Earlier, reports indicated that Rajkhowa had been confining himself to the dense jungles of Garo hills where the GNLA provided him shelter. Rajkhowa has always headed the 109 battalion of Ulfa and is known as a confidant of “commander-in-chief” Paresh Barua. In November last year, Barua promoted Rajkhowa to the rank of “deputy commander-in-chief” after Arabinda Rajkhowa and his followers came forward for peace talks with the Centre.

“The operations by the security forces in Bangladesh are a result of the co-ordinated border plans between the two sides (Indian and Bangladeshi border forces). We have made a lot of progress,” the official said. He also said co-operation between the BGB and the BSF has substantially improved.

Stating that surveillance along the border has been intensified, the official said real-time intelligence gathering has improved. The force has also increased the number of battalions in the border areas, the official added.

Yesterday, at a news conference, BSF inspector general Sudesh Kumar said the force has also involved civilians who live near the border to help manage the border.

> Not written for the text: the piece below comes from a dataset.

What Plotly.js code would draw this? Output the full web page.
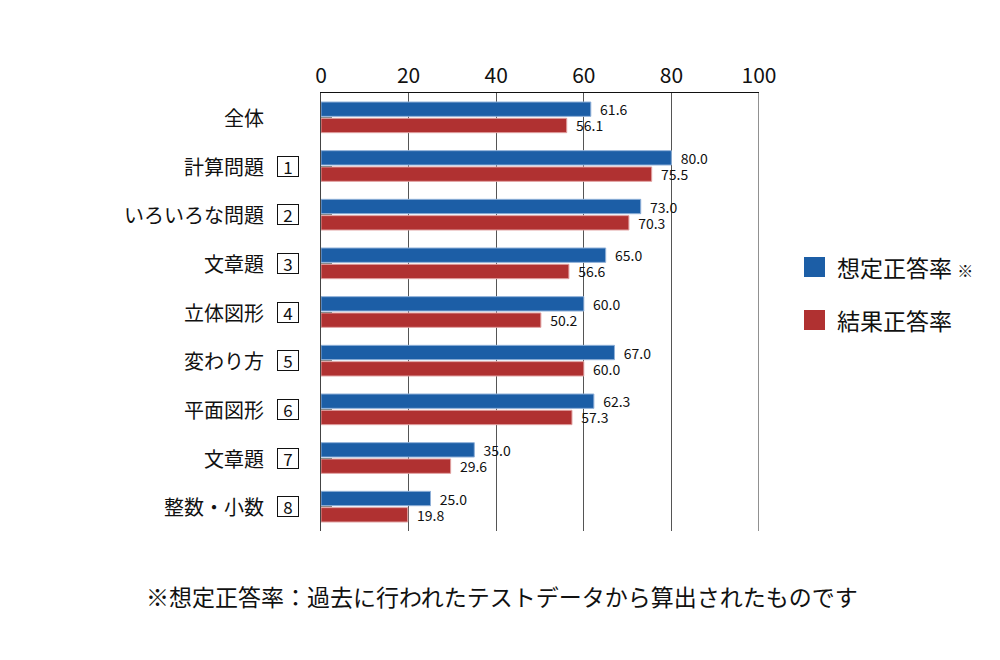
<!DOCTYPE html>
<html>
<head>
<meta charset="utf-8">
<script src="https://cdn.plot.ly/plotly-3.0.1.min.js"></script>
<style>
  html, body { margin: 0; padding: 0; background: #fff; }
  #chart { width: 1000px; height: 660px; }
</style>
</head>
<body>
<div id="chart"></div>
<script>
// Category names and their boxed question numbers ('' = no box)
const categories = ['全体', '計算問題', 'いろいろな問題', '文章題', '立体図形', '変わり方', '平面図形', '文章題', '整数・小数'];
const boxNumbers = ['', '1', '2', '3', '4', '5', '6', '7', '8'];

// Correct-answer rates (%)
const expectedRate = [61.6, 80.0, 73.0, 65.0, 60.0, 67.0, 62.3, 35.0, 25.0];
const actualRate   = [56.1, 75.5, 70.3, 56.6, 50.2, 60.0, 57.3, 29.6, 19.8];

// Series names
const seriesNames = ['想定正答率', '結果正答率'];
const legendSuffix = [' <span style="font-size:16px">※</span>', ''];

const xTicks = [0, 20, 40, 60, 80, 100];
const footnote = '※想定正答率：過去に行われたテストデータから算出されたものです';

// Unique keys so that the two 文章題 rows stay separate
const yKeys = categories.map((c, i) => c + '#' + i);

const FONT = 'Noto Sans CJK JP, Noto Sans, sans-serif';
const BLUE = '#1c5ea6';
const RED = '#b03131';

const barText = arr => arr.map(v => '  ' + v.toFixed(1));

const traces = [
  {
    type: 'bar', orientation: 'h', name: seriesNames[0],
    y: yKeys, x: expectedRate,
    text: barText(expectedRate), textposition: 'outside', constraintext: 'none',
    textfont: { family: FONT, size: 14, color: '#111' },
    marker: { color: BLUE, line: { color: '#8fb0d8', width: 1 } },
    cliponaxis: false, hoverinfo: 'x+name', showlegend: false
  },
  {
    type: 'bar', orientation: 'h', name: seriesNames[1],
    y: yKeys, x: actualRate,
    text: barText(actualRate), textposition: 'outside', constraintext: 'none',
    textfont: { family: FONT, size: 14, color: '#111' },
    marker: { color: RED, line: { color: '#e0a0a0', width: 1 } },
    cliponaxis: false, hoverinfo: 'x+name', showlegend: false
  }
];

// Plot area geometry (pixels) for placing paper-referenced items
const L = 321, R = 759, T = 93, B = 531;
const px = x => (x - L) / (R - L);
const py = y => (B - y) / (B - T);

const annotations = [];
const shapes = [];

// Row labels and boxed numbers
yKeys.forEach((k, i) => {
  annotations.push({
    xref: 'paper', yref: 'y', x: px(266), y: k,
    xanchor: 'right', yanchor: 'middle', showarrow: false,
    text: categories[i], font: { family: FONT, size: 20, color: '#111' }
  });
  if (boxNumbers[i]) {
    annotations.push({
      xref: 'paper', yref: 'y', x: px(287.5), y: k,
      xanchor: 'center', yanchor: 'middle', showarrow: false,
      text: boxNumbers[i], font: { family: FONT, size: 17, color: '#111' },
      width: 18, height: 17, borderpad: 1,
      bordercolor: '#111', borderwidth: 1, bgcolor: '#fff'
    });
  }
});

// Legend built from squares and labels
const legendColors = [BLUE, RED];
const legendCenters = [267, 320];
seriesNames.forEach((n, i) => {
  const cy = legendCenters[i];
  shapes.push({
    type: 'rect', xref: 'paper', yref: 'paper',
    x0: px(804), x1: px(825), y0: py(cy + 10), y1: py(cy - 10),
    fillcolor: legendColors[i], line: { width: 0 }
  });
  annotations.push({
    xref: 'paper', yref: 'paper', x: px(835), y: py(cy),
    xanchor: 'left', yanchor: 'middle', showarrow: false,
    text: n + legendSuffix[i], font: { family: FONT, size: 23, color: '#111' }
  });
});

// Right border of the plot area
shapes.push({
  type: 'line', xref: 'x', yref: 'paper', x0: 100, x1: 100, y0: 0, y1: 1,
  line: { color: '#222', width: 1 }
});

// Footnote
annotations.push({
  xref: 'paper', yref: 'paper', x: px(502), y: py(596),
  xanchor: 'center', yanchor: 'middle', showarrow: false,
  text: footnote, font: { family: FONT, size: 23, color: '#111' }
});

const layout = {
  width: 1000, height: 660,
  margin: { l: L, r: 1000 - R, t: T, b: 660 - B, pad: 0 },
  paper_bgcolor: '#fff', plot_bgcolor: '#fff',
  font: { family: FONT, color: '#111' },
  barmode: 'group', bargap: 0.33, bargroupgap: 0.12,
  showlegend: false,
  xaxis: {
    side: 'top', range: [0, 100], tickvals: xTicks, ticktext: xTicks.map(String),
    tickfont: { family: FONT, size: 21, color: '#111' },
    showgrid: true, gridcolor: '#555', gridwidth: 1,
    showline: true, linecolor: '#111', linewidth: 1,
    ticks: '', zeroline: false, fixedrange: true, ticklabelstandoff: 1
  },
  yaxis: {
    type: 'category', autorange: 'reversed',
    showticklabels: false, ticks: 'inside', ticklen: 11, tickwidth: 1, tickcolor: '#888',
    showline: true, linecolor: '#444', linewidth: 1,
    showgrid: false, zeroline: false, fixedrange: true
  },
  annotations: annotations,
  shapes: shapes
};

Plotly.newPlot('chart', traces, layout, { staticPlot: true });
</script>
</body>
</html>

“We are involving the public in border management because they are the permanent residents. We have also altered our border patrolling according to their views. At the same time, we are receiving a lot more feedback from the border population. Now, the information flow is very good. We want to make the people stakeholders in border management,” Kumar added.

To ensure effective border management, the BSF inspector-general has requested for an additional battalion to plug the gaps, which currently exist between one border outpost and the other like the stretch between Shella and Maheshkhola.